Despite staying and playing in Europe for the better part of his career, his best memories remain when he was starting out in Kenya.
“My best memories were always with the fans in the Kenyan league. The abuse I would get from fans as a 19-year-old made me strong. Many won't believe, but I didn't know how I was feared until my friend told me all the fans insult you and your mom because they are scared; punish them. It was a game changer in my career,” he said.
“My worst memory was when we played Oserian Fastac and won 1-0 on the last day of the league. We were tied on points with Mumias Sugar and they needed to win 10-0 to win the league ahead of us, and they did just that for real!"

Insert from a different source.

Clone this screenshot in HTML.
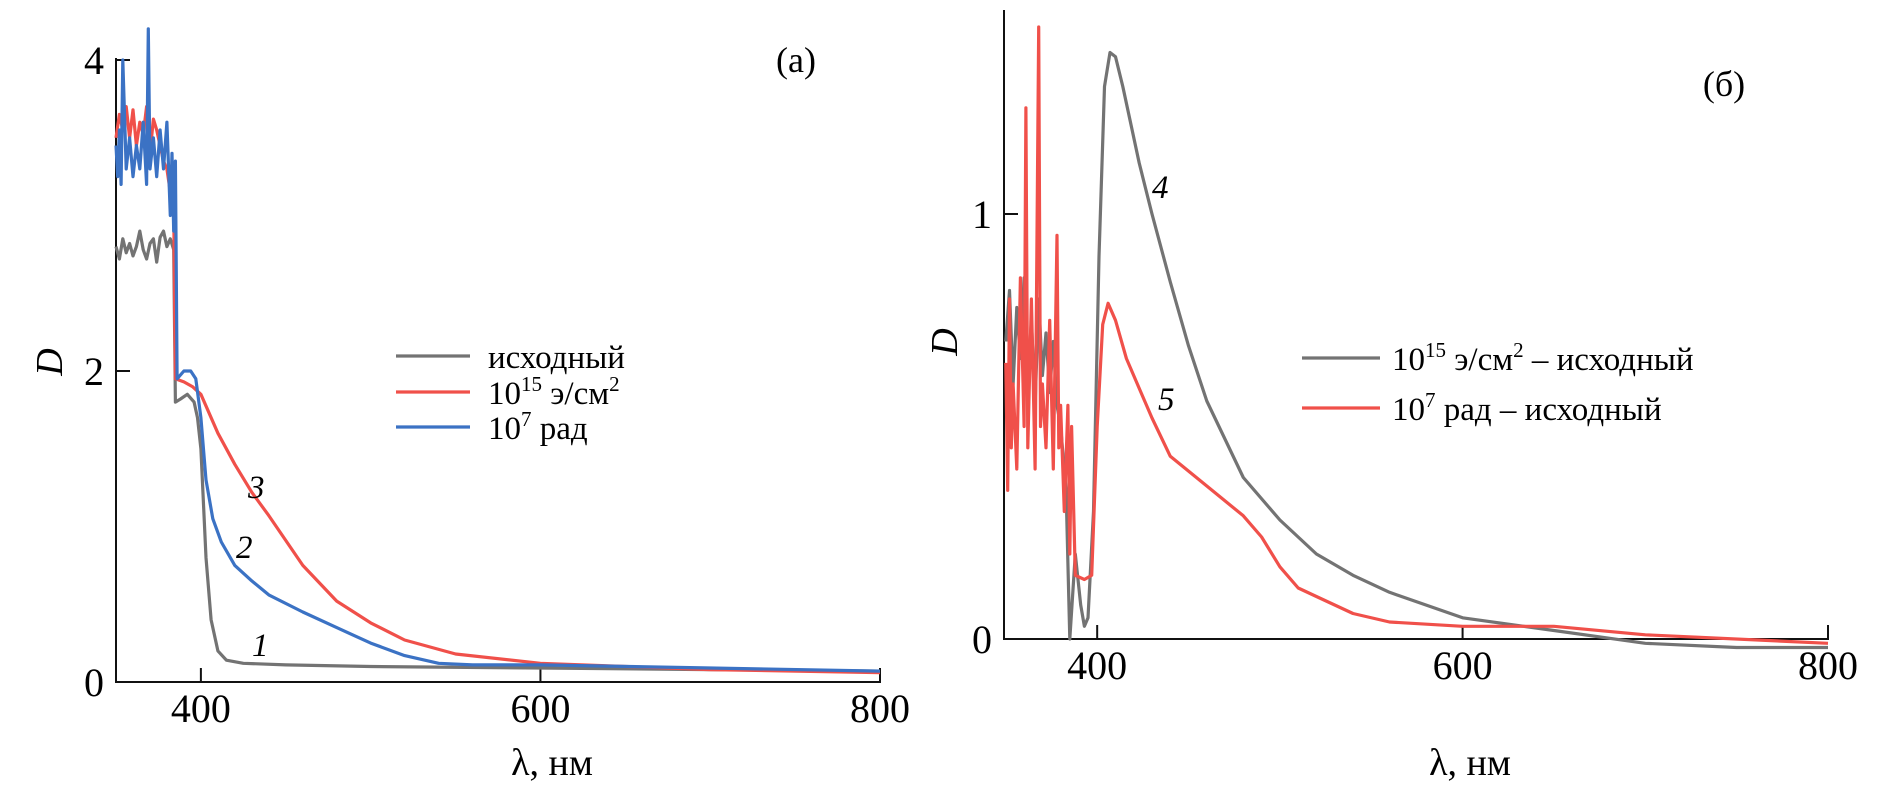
<!DOCTYPE html>
<html><head><meta charset="utf-8">
<style>
body{margin:0;background:#fff;}
svg{display:block;font-family:"Liberation Serif",serif;}
</style></head>
<body>
<svg id="fig" width="1882" height="803" viewBox="0 0 1882 803">
<g id="pa"></g>
<g id="pb"></g>
</svg>
<script>
// Panel (a) data
const aGrayX=[350,352,354,356,358,360,362,364,366,368,370,372,374,376,378,380,382,384,385,388,392,396,398,400,403,406,410,415,425,450,500,600,700,800];
const aGrayY=[2.8,2.72,2.85,2.76,2.82,2.74,2.8,2.9,2.78,2.72,2.82,2.85,2.7,2.86,2.9,2.8,2.85,2.78,1.8,1.82,1.85,1.8,1.7,1.5,0.8,0.4,0.2,0.14,0.12,0.11,0.1,0.09,0.08,0.07];
const aRedX=[350,352,354,356,358,360,362,364,366,368,370,372,374,376,378,380,382,384,385,390,395,400,410,420,430,440,460,480,500,520,550,600,700,800];
const aRedY=[3.5,3.65,3.55,3.7,3.5,3.68,3.45,3.6,3.52,3.7,3.4,3.62,3.55,3.45,3.35,3.3,3.15,3.05,1.95,1.93,1.9,1.85,1.6,1.4,1.22,1.07,0.75,0.52,0.38,0.27,0.18,0.12,0.08,0.06];
const aBlueX=[350,351,352,353,354,356,358,360,362,364,366,368,369,370,372,374,376,378,380,382,383,384,385,386,390,394,397,400,403,407,412,420,430,440,460,480,500,520,540,560,600,700,800];
const aBlueY=[3.45,3.25,3.55,3.2,4.0,3.3,3.5,3.25,3.45,3.3,3.6,3.2,4.2,3.3,3.5,3.25,3.55,3.3,3.6,3.0,3.4,2.9,3.35,1.95,2.0,2.0,1.95,1.7,1.3,1.05,0.9,0.75,0.65,0.56,0.45,0.35,0.25,0.17,0.12,0.11,0.11,0.09,0.07];
// Panel (б) data
const bGrayX=[350,352,354,356,358,360,362,364,366,368,370,372,374,376,378,380,383,385,388,391,393,395,398,401,404,407,410,414,418,423,430,440,450,460,480,500,520,540,560,600,650,700,750,800];
const bGrayY=[0.7,0.82,0.6,0.78,0.66,0.85,0.6,0.75,0.55,0.8,0.62,0.72,0.58,0.7,0.55,0.5,0.35,0.0,0.2,0.08,0.03,0.05,0.3,0.9,1.3,1.38,1.37,1.3,1.22,1.12,1.0,0.84,0.69,0.56,0.38,0.28,0.2,0.15,0.11,0.05,0.02,-0.01,-0.02,-0.02];
const bRedX=[350,351,352,353,354,356,358,360,361,362,364,366,368,369,370,372,374,376,378,379,380,382,384,385,386,388,393,397,400,403,406,410,416,424,430,440,460,480,490,500,510,520,540,560,600,650,700,800];
const bRedY=[0.65,0.35,0.8,0.45,0.6,0.4,0.85,0.5,1.25,0.45,0.8,0.4,1.44,0.5,0.6,0.45,0.75,0.4,0.95,0.45,0.55,0.3,0.55,0.2,0.5,0.15,0.14,0.15,0.5,0.74,0.79,0.75,0.66,0.58,0.52,0.43,0.36,0.29,0.24,0.17,0.12,0.1,0.06,0.04,0.03,0.03,0.01,-0.01];
const aXTicks=[400,600,800], aYTicks=[0,2,4];
const bXTicks=[400,600,800], bYTicks=[0,1];

const NS="http://www.w3.org/2000/svg";
function mk(parent,tag,attrs,text){const e=document.createElementNS(NS,tag);for(const k in attrs)e.setAttribute(k,attrs[k]);if(text!==undefined)e.textContent=text;parent.appendChild(e);return e;}
const GRAY="#737373",RED="#f0504a",BLUE="#3b72c4";

function panel(g,cfg){
  const sx=v=>cfg.x0+(v-cfg.xmin)*(cfg.x1-cfg.x0)/(cfg.xmax-cfg.xmin);
  const sy=v=>cfg.y0-(v-cfg.ymin)*(cfg.y0-cfg.y1)/(cfg.ymax-cfg.ymin);
  let ax=mk(g,'path',{d:`M${cfg.x0},${cfg.top}V${cfg.y0}H${cfg.x1}V${cfg.y0-12}`,fill:'none',stroke:'#111','stroke-width':2});
  
  cfg.xt.forEach(t=>{
    let l=mk(g,'line',{x1:sx(t),x2:sx(t),y1:cfg.y0,y2:cfg.y0-14,stroke:'#111','stroke-width':2});
    
    let tx=mk(g,'text',{x:sx(t),y:cfg.y0+40,'font-size':40,'text-anchor':'middle'},String(t));
    
  });
  cfg.yt.forEach(t=>{
    let l=mk(g,'line',{x1:cfg.x0,x2:cfg.x0+14,y1:sy(t),y2:sy(t),stroke:'#111','stroke-width':2});
    
    let tx=mk(g,'text',{x:cfg.x0-12,y:sy(t)+14,'font-size':40,'text-anchor':'end'},String(t));
    
  });
  cfg.series.forEach(s=>{
    const d=s.x.map((v,i)=>(i?'L':'M')+sx(v).toFixed(1)+','+sy(s.y[i]).toFixed(1)).join('');
    let p=mk(g,'path',{d,fill:'none',stroke:s.c,'stroke-width':3.2,'stroke-linejoin':'round'});
    
  });
  let xl=mk(g,'text',{x:cfg.xlab,y:775,'font-size':38,'text-anchor':'middle'},'λ, нм');
  
  let yl=mk(g,'text',{x:cfg.ylx,y:cfg.yly,'font-size':38,'font-style':'italic','text-anchor':'middle',transform:`rotate(-90 ${cfg.ylx} ${cfg.yly})`},'D');
  
}
panel(document.getElementById('pa'),{x0:116,x1:880,xmin:350,xmax:800,y0:682,y1:60,ymin:0,ymax:4,top:58,xt:aXTicks,yt:aYTicks,xlab:552,ylx:62,yly:362,
  series:[{x:aGrayX,y:aGrayY,c:GRAY,name:'curve-1-initial'},{x:aRedX,y:aRedY,c:RED,name:'curve-3-electron'},{x:aBlueX,y:aBlueY,c:BLUE,name:'curve-2-gamma'}]});
panel(document.getElementById('pb'),{x0:1004,x1:1828,xmin:349,xmax:800,y0:639,y1:214,ymin:0,ymax:1,top:10,xt:bXTicks,yt:bYTicks,xlab:1470,ylx:957,yly:342,
  series:[{x:bGrayX,y:bGrayY,c:GRAY,name:'curve-4-electron-diff'},{x:bRedX,y:bRedY,c:RED,name:'curve-5-gamma-diff'}]});
</script>
<svg width="1882" height="803" style="position:absolute;left:0;top:0">
<g font-family="Liberation Serif, serif" font-size="33">
<text x="796" y="72" font-size="36" text-anchor="middle">(a)</text>
<text x="1724" y="96" font-size="36" text-anchor="middle">(б)</text>
<text x="248" y="498" font-style="italic">3</text>
<text x="236" y="558" font-style="italic">2</text>
<text x="252" y="656" font-style="italic">1</text>
<text x="1152" y="198" font-style="italic">4</text>
<text x="1158" y="410" font-style="italic">5</text>
<g>
<line x1="396" x2="470" y1="356" y2="356" stroke="#737373" stroke-width="3.2"/>
<text x="488" y="368">исходный</text>
<line x1="396" x2="470" y1="392" y2="392" stroke="#f0504a" stroke-width="3.2"/>
<text x="488" y="404">10<tspan font-size="21" dy="-13">15</tspan><tspan dy="13"> э/см</tspan><tspan font-size="21" dy="-13">2</tspan></text>
<line x1="396" x2="470" y1="427" y2="427" stroke="#3b72c4" stroke-width="3.2"/>
<text x="488" y="439">10<tspan font-size="21" dy="-13">7</tspan><tspan dy="13"> рад</tspan></text>
</g>
<g>
<line x1="1302" x2="1380" y1="358" y2="358" stroke="#737373" stroke-width="3.2"/>
<text x="1392" y="370">10<tspan font-size="21" dy="-13">15</tspan><tspan dy="13"> э/см</tspan><tspan font-size="21" dy="-13">2</tspan><tspan dy="13"> – исходный</tspan></text>
<line x1="1302" x2="1380" y1="408" y2="408" stroke="#f0504a" stroke-width="3.2"/>
<text x="1392" y="420">10<tspan font-size="21" dy="-13">7</tspan><tspan dy="13"> рад  –  исходный</tspan></text>
</g>
</g>
</svg>
</body></html>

His advice to upcoming footballers? “Everyone knows there's greener pastures on the other side, but in the meantime can you please work on sharpening what is lacking in your game? Is your left foot weak? Is your reaction slow? Is your leadership wanting? Analyse yourself and make yourself better. Believe me, you won't have to look for clubs, your performance will attract them.”
Mo, as he is fondly known by his peers, harbours a deep ambition to coach Kenya in the near future but for now, the happily married father of two is well settled in Norway.
“Life has been good. I am happy and really enjoying life in Norway. It is where I call home now and my family likes it here.”